*PROMPT*: Look through the lines below and extract each one that contains "this".
::: EXERCISE DATA
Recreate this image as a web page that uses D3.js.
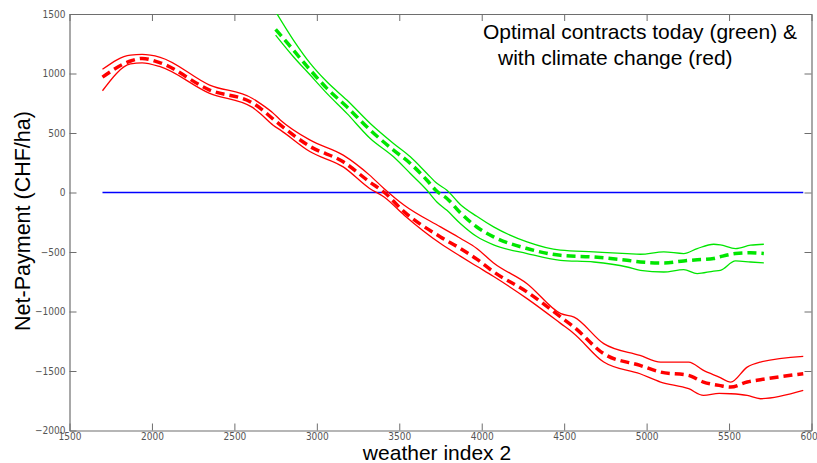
<!DOCTYPE html>
<html>
<head>
<meta charset="utf-8">
<script src="https://cdn.jsdelivr.net/npm/d3@7"></script>
<style>
  html, body { margin: 0; padding: 0; background: #fff; }
  svg { display: block; }
  .tick text { font-family: "Liberation Sans Narrow", "DejaVu Sans Condensed", "Liberation Sans", sans-serif; font-size: 10px; fill: #555; }
  .title { font-family: "Liberation Sans", Arial, sans-serif; fill: #000; }
</style>
</head>
<body>
<svg id="chart" width="817" height="463"></svg>
<script>
// Weather index 2 grid for the climate-change contract (red)
const redX = [1700, 1870, 1940, 2050, 2350, 2610, 2660, 2735, 2780, 2960, 3160, 3320, 3410, 3530, 3750, 3870, 3970, 4070, 4275, 4480, 4560, 4740, 4960, 5085, 5255, 5345, 5440, 5510, 5610, 5690, 5950];
const redUpper = [1035, 1155, 1160, 1136, 903, 790, 745, 667, 608, 440, 314, 146, 30, -107, -289, -385, -470, -590, -766, -1018, -1047, -1270, -1369, -1425, -1425, -1495, -1551, -1593, -1467, -1425, -1377];
const redMean  = [970, 1105, 1127, 1090, 861, 752, 705, 617, 566, 386, 258, 89, 0, -163, -373, -470, -560, -665, -836, -1047, -1131, -1355, -1453, -1509, -1537, -1593, -1621, -1635, -1593, -1573, -1523];
const redLower = [855, 1080, 1090, 1057, 833, 715, 660, 566, 524, 342, 215, 34, -40, -191, -429, -535, -620, -704, -892, -1102, -1186, -1425, -1523, -1593, -1649, -1705, -1688, -1691, -1705, -1733, -1663];

// Weather index 2 grid for today's contract (green)
const greenX = [2750, 2858, 2960, 3061, 3182, 3324, 3465, 3567, 3668, 3728, 3789, 3870, 3970, 4072, 4275, 4477, 4679, 4882, 4962, 5104, 5225, 5307, 5407, 5447, 5539, 5630, 5711];
const greenUpper = [1520, 1281, 1085, 930, 777, 580, 412, 300, 160, 77, 19, -100, -200, -289, -415, -485, -499, -513, -519, -499, -513, -471, -435, -440, -471, -443, -435];
const greenMean  = [1371, 1197, 1029, 875, 720, 524, 356, 244, 103, 10, -50, -170, -290, -373, -471, -528, -542, -570, -584, -592, -575, -565, -555, -540, -513, -507, -513];
const greenLower = [1323, 1141, 987, 833, 665, 454, 300, 160, 19, -80, -150, -260, -370, -440, -513, -570, -584, -626, -654, -668, -648, -682, -660, -654, -575, -584, -592];

// Break-even reference line
const zeroX = [1700, 5950];
const zeroY = [0, 0];

const xTicks = [1500, 2000, 2500, 3000, 3500, 4000, 4500, 5000, 5500, 6000];
const yTicks = [-2000, -1500, -1000, -500, 0, 500, 1000, 1500];

const svg = d3.select("#chart");
const plotLeft = 69.5, plotRight = 811.5, plotTop = 14, plotBottom = 430.5;

const x = d3.scaleLinear().domain([1500, 6000]).range([plotLeft, plotRight]);
const y = d3.scaleLinear().domain([-2000, 1500]).range([plotBottom, plotTop]);

svg.append("defs").append("clipPath").attr("id", "plot-clip")
  .append("rect").attr("x", plotLeft).attr("y", plotTop)
  .attr("width", plotRight - plotLeft).attr("height", plotBottom - plotTop);

const axisColor = "#6e6e6e";

function styleAxis(g) {
  g.select(".domain").attr("stroke", axisColor).attr("stroke-width", 1.2);
  g.selectAll(".tick line").attr("stroke", axisColor);
}

svg.append("g").attr("transform", `translate(0,${plotBottom})`)
  .call(d3.axisBottom(x).tickValues(xTicks).tickFormat(d3.format("d"))
    .tickSizeInner(-7).tickSizeOuter(0).tickPadding(2))
  .call(styleAxis);

svg.append("g").attr("transform", `translate(0,${plotTop})`)
  .call(d3.axisTop(x).tickValues(xTicks).tickFormat("")
    .tickSizeInner(-7).tickSizeOuter(0))
  .call(styleAxis);

svg.append("g").attr("transform", `translate(${plotLeft},0)`)
  .call(d3.axisLeft(y).tickValues(yTicks).tickFormat(d3.format("d"))
    .tickSizeInner(-7).tickSizeOuter(0).tickPadding(4))
  .call(styleAxis);

svg.append("g").attr("transform", `translate(${plotRight},0)`)
  .call(d3.axisRight(y).tickValues(yTicks).tickFormat("")
    .tickSizeInner(-7).tickSizeOuter(0))
  .call(styleAxis);

svg.selectAll(".tick text").attr("fill", "#555");

const plot = svg.append("g").attr("clip-path", "url(#plot-clip)");

const line = d3.line()
  .x(d => x(d[0]))
  .y(d => y(d[1]))
  .curve(d3.curveMonotoneX);

function draw(xs, ys, color, width, dash) {
  plot.append("path")
    .datum(xs.map((v, i) => [v, ys[i]]))
    .attr("d", line)
    .attr("fill", "none")
    .attr("stroke", color)
    .attr("stroke-width", width)
    .attr("stroke-linejoin", "round")
    .attr("stroke-dasharray", dash || null);
}

draw(zeroX, zeroY, "#0000ff", 1.4);

const red = "#ff0000", green = "#00e600";
draw(redX, redUpper, red, 1.3);
draw(redX, redLower, red, 1.3);
draw(redX, redMean, red, 3.5, "9,5");

draw(greenX, greenUpper, green, 1.3);
draw(greenX, greenLower, green, 1.3);
draw(greenX, greenMean, green, 3.5, "9,5");

// Titles
svg.append("text").attr("class", "title")
  .attr("x", 437).attr("y", 460)
  .attr("text-anchor", "middle").attr("font-size", 21)
  .text("weather index 2");

svg.append("text").attr("class", "title")
  .attr("transform", `translate(30,221) rotate(-90)`)
  .attr("text-anchor", "middle").attr("font-size", 21.5)
  .text("Net-Payment (CHF/ha)");

svg.append("text").attr("class", "title")
  .attr("x", 483).attr("y", 39).attr("font-size", 21)
  .text("Optimal contracts today (green) &");
svg.append("text").attr("class", "title")
  .attr("x", 498).attr("y", 65).attr("font-size", 21)
  .text("with climate change (red)");
</script>
</body>
</html>
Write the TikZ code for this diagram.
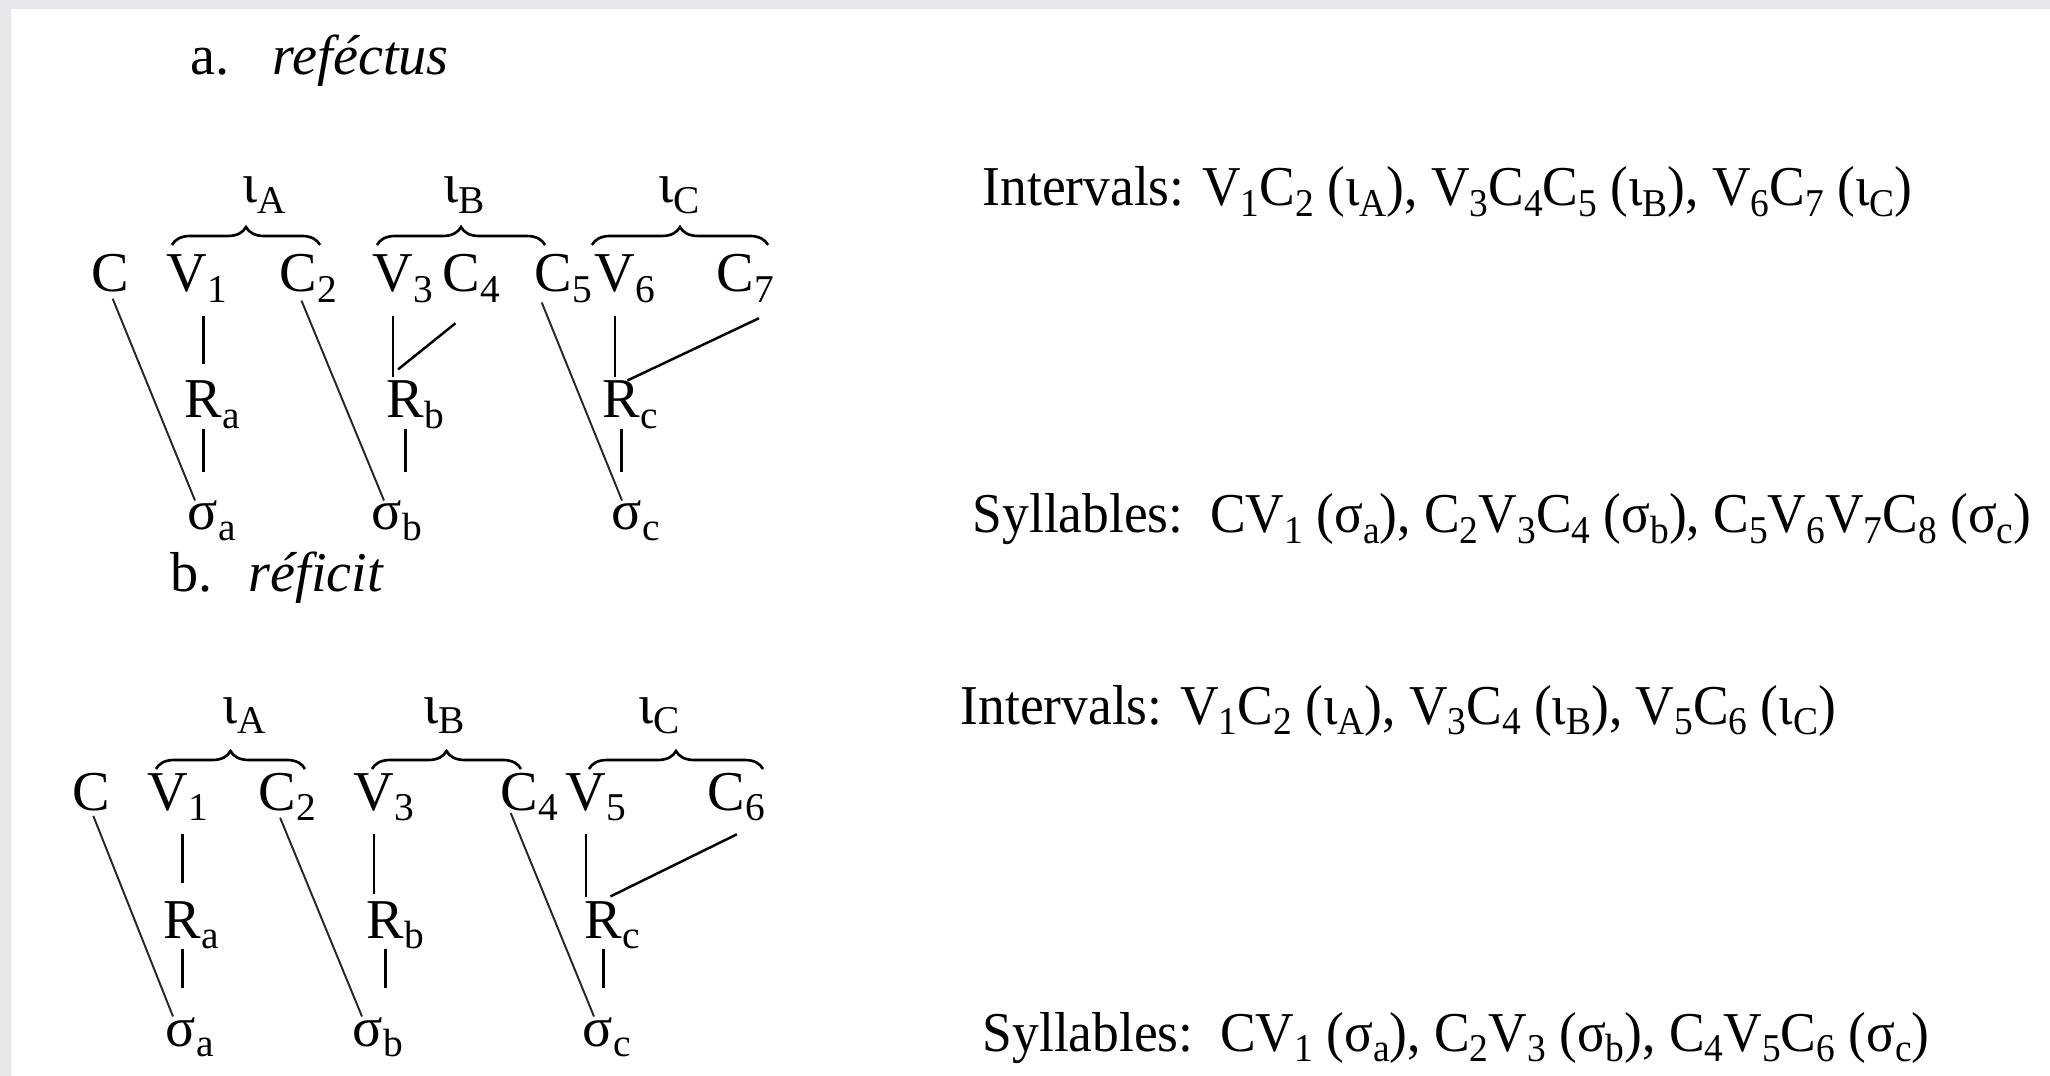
::::::
*SOLUTION TO THE EXERCISE*:
Recreate this image as a web page that uses D3.js.
Write the TikZ code for this diagram.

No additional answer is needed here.